Note that data collection in the CPS was affected by the pandemic. Estimated response rates in the ASEC, which draws from different rotation groups, suggest they were lower at the start of the pandemic, dropping from 67.6 in 2019 to 61.1 in 2020.43 While usual non-response can be adjusted with survey weights, non-response patterns in 2020 were unique in ways that could affect conclusions drawn from the data. Estimates show that, during 2020, ASEC respondents had higher incomes than in prior years, even when adjusting using the regular weights.

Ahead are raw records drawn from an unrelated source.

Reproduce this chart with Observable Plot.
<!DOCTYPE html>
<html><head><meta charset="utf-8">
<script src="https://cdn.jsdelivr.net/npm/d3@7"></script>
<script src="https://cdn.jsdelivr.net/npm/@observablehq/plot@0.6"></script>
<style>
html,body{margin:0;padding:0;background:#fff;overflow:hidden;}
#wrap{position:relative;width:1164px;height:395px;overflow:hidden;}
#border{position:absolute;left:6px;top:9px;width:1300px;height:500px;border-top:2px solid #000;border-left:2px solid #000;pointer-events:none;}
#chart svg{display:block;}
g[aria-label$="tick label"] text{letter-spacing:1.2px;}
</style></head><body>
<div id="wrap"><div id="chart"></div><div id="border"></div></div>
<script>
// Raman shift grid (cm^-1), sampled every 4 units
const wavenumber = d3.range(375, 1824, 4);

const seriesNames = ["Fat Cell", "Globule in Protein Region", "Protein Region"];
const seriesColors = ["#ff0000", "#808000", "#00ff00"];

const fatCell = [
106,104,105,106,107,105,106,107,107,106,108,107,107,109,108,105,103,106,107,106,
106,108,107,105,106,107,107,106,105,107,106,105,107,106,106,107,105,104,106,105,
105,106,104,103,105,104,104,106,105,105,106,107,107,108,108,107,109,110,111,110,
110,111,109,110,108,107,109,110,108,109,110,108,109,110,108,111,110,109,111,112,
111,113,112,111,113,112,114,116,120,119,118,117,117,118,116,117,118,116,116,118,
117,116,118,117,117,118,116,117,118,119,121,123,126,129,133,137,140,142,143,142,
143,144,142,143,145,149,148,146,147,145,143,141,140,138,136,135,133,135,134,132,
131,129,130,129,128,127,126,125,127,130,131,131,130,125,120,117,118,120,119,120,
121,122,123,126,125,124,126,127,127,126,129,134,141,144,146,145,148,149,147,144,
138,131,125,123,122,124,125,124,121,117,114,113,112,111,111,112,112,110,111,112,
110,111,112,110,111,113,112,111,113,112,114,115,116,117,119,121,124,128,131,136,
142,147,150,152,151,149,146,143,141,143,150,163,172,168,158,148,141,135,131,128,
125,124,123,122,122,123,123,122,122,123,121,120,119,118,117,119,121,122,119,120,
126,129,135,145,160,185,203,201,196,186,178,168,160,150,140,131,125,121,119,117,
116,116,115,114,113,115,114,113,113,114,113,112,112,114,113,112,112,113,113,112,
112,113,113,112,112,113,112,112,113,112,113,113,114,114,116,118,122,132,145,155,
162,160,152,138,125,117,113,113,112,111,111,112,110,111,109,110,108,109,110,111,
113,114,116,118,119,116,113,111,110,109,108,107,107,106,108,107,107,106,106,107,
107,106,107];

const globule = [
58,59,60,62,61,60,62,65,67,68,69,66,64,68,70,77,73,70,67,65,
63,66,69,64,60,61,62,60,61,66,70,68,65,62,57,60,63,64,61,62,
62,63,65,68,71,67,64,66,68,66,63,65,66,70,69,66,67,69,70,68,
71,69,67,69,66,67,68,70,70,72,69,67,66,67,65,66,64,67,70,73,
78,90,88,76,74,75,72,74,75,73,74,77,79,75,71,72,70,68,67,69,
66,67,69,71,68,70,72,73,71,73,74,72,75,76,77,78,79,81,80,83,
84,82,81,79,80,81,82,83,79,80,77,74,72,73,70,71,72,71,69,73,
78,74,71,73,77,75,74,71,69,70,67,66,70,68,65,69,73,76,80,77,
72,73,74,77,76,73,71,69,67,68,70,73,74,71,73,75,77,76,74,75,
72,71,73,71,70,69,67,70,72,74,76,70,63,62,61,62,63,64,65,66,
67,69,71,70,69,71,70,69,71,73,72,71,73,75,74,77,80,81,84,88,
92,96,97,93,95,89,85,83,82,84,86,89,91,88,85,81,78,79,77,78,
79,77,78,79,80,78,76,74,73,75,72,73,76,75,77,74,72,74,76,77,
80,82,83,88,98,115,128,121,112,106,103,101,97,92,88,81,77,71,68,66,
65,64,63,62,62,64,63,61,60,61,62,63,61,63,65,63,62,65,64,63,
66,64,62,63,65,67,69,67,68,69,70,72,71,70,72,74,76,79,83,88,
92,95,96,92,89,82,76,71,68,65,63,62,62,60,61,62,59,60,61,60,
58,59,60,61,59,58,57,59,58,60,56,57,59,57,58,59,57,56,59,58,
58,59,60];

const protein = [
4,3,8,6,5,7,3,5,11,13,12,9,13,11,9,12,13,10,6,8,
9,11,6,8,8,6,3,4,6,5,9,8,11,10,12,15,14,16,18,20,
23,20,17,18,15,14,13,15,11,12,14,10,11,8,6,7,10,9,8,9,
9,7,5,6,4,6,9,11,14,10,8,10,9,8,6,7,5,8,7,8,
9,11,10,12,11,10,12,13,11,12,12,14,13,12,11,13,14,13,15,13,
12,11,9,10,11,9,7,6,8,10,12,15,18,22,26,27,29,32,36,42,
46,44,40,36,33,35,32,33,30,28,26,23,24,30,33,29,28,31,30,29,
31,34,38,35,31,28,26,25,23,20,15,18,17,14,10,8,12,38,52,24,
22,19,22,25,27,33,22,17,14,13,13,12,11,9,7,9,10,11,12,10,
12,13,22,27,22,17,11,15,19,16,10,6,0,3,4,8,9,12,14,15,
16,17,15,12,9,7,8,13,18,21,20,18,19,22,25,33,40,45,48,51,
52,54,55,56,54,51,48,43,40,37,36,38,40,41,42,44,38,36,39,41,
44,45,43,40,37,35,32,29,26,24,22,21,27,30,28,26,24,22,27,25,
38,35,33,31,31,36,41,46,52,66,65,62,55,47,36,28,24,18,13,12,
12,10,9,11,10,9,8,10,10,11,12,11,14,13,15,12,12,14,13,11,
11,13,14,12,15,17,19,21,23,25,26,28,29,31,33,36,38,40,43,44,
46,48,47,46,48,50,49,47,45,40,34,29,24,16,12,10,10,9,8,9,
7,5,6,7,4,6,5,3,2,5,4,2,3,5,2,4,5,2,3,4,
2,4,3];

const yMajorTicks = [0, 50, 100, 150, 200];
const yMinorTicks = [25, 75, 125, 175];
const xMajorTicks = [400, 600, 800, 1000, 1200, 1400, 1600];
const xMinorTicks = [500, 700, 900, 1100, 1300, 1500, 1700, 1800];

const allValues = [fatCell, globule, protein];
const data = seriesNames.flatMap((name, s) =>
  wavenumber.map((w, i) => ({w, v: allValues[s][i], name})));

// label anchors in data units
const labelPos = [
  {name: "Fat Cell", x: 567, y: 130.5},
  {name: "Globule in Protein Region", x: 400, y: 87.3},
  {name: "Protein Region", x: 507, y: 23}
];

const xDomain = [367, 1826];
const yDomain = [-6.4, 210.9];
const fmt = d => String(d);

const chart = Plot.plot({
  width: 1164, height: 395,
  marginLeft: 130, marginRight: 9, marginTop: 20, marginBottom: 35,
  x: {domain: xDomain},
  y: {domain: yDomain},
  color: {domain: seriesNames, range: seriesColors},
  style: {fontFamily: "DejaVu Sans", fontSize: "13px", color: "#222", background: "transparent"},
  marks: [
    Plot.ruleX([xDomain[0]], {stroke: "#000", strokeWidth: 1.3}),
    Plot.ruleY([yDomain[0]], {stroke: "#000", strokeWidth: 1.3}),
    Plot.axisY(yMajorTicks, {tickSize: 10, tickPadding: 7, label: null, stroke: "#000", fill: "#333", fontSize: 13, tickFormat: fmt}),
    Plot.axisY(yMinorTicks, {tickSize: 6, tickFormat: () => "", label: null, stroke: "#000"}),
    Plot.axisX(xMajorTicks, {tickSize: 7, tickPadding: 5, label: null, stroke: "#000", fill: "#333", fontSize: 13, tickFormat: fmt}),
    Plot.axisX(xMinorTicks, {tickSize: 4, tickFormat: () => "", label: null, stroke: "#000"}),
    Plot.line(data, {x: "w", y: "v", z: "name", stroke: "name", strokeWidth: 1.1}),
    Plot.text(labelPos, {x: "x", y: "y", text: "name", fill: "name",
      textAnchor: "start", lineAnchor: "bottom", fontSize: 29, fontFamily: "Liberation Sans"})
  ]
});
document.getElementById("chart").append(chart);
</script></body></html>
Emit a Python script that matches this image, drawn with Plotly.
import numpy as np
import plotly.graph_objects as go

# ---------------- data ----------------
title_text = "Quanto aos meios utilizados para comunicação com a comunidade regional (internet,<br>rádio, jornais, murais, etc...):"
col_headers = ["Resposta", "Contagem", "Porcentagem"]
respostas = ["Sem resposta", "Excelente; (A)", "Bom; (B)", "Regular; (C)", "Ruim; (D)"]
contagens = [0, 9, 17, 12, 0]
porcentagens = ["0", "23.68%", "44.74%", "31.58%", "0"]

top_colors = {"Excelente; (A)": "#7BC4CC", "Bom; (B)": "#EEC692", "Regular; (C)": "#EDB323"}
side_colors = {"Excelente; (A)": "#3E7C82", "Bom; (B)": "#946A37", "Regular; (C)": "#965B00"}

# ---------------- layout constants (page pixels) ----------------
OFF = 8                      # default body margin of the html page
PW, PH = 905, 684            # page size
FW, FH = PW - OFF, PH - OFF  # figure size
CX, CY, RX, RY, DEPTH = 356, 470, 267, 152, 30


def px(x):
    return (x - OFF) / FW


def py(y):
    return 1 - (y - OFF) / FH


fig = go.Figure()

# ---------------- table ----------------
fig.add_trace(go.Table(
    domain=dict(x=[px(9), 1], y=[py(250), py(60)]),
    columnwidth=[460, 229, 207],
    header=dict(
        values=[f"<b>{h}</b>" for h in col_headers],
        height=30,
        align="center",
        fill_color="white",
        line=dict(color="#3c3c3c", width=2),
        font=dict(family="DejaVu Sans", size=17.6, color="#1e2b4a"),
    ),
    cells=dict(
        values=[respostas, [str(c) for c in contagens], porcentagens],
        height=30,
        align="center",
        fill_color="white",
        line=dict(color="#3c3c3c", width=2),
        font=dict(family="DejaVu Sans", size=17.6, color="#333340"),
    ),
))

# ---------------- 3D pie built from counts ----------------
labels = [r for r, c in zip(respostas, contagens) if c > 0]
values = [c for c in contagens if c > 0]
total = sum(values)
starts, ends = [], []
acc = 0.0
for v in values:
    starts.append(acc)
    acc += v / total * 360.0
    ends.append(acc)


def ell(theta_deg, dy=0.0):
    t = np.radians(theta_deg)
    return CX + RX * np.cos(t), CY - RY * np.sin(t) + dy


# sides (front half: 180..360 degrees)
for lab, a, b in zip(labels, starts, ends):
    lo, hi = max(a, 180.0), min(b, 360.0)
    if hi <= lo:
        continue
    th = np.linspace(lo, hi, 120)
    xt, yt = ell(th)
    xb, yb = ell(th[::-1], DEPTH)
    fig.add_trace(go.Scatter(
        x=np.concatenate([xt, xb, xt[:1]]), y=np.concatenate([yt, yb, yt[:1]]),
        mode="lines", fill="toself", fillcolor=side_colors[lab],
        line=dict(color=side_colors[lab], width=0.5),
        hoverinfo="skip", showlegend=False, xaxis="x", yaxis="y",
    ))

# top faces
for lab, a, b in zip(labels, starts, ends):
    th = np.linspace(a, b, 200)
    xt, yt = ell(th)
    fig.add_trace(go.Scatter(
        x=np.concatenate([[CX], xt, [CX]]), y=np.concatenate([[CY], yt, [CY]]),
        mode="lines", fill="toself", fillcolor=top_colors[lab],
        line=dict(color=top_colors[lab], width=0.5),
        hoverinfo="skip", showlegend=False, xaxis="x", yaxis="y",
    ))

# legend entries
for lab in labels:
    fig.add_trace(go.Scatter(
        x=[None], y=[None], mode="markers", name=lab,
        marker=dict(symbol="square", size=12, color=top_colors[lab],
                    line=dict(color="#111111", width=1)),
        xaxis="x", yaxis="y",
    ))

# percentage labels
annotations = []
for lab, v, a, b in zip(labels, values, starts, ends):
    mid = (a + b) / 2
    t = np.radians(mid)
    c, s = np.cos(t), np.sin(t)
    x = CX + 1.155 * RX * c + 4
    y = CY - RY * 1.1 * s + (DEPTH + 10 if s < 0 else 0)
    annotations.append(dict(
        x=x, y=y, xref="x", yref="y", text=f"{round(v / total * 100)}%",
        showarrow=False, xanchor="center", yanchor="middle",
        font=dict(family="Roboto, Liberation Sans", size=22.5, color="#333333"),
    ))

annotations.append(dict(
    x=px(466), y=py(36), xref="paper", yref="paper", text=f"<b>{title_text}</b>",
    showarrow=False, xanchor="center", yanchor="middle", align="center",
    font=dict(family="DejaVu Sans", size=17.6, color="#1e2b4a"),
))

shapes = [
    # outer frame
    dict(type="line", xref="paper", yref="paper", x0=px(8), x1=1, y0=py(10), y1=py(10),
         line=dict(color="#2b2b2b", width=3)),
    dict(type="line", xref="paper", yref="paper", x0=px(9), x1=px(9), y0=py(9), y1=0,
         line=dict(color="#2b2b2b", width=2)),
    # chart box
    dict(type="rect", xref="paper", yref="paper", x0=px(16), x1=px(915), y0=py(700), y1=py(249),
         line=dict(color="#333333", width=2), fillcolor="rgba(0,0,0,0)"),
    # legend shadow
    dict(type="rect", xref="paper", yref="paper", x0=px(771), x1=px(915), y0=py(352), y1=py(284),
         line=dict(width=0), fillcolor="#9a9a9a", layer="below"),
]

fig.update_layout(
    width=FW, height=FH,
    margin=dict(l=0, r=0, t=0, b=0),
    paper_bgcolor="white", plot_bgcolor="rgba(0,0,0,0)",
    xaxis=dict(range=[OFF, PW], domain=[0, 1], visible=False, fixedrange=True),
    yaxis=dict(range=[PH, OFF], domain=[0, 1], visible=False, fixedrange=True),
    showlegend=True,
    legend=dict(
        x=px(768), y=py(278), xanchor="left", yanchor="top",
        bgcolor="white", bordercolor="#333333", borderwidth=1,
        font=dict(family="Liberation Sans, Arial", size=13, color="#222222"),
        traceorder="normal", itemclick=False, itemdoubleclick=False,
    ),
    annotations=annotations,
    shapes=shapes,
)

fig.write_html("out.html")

To understand how our pre- (2018-2019) and post-pandemic (2021-2022) samples differ in ways that could affect our findings, we compared the two samples across gender, age, low-income status, employment, country of birth (U.S. or another country), number of children, and number of children under age 5. We weighted our analyses using the ASEC individual weights because the COVID-19 weights developed by Rothbaum and Bee (2021) were not available for 2018 and 2022. We find that, on average, the pre- and post-pandemic samples are similar.

To test the sensitivity of our main estimates to compositional changes and the choice of ASEC years in our analytical sample, we re-estimated our results using the COVID-19 corrected weights designed by Rothbaum and Bee (2021). These weights are only available for 2019-2021, so this analysis is limited to comparing these two years only. Overall, we find that the conclusions outlined in this brief—that Latino parents are largely working in similar occupations pre- and post-pandemic, with few changes in the occupations of Latina mothers and fathers—remain regardless of the sample choice or the weighting. These additional analyses are available from the authors.

Business Response Survey (BRS)

The BRS is a survey of private U.S. business establishments that the BLS started in 2020 to understand how the labor market had changed due to the COVID-19 pandemic and, more generally, how the labor market responds to various events. In this brief, we used the 2020 and 2021 data by industry, which asks about changes occurring since the onset of the pandemic through September 2020 and 2021, respectively.

We used industry-level responses that we restricted to the industries employing Latino parents with low incomes, identified in the CPS analyses. We downloaded all relevant tables from the BRS website, which are available in Excel format, and produced descriptive figures showing the percentage of business establishments within the industries employing Latino parents with low incomes that started or increased each of the practices identified in the literature as relevant for child care: leave, flexible schedules, and telework.

Note that industries are not included consistently across all BRS years. In particular, some BRS tables combine health care and social assistance while others show them separately. Similarly, administrative and support and waste management is not shown in all BRS tables. This is why the industry lists in Figures 3-6 are not always consistent. The BRS does not provide pre-pandemic baseline data and the publicly available data—with the exception of telework—only report the percentage of businesses in the private sector that started or increased a benefit or flexibility. The public data do not report the percentage that did not offer that benefit or that did not make any changes to their benefits and flexibilities as a result of the pandemic. When available, we obtained pre-pandemic data from BLS’ National Compensation Survey – Benefits.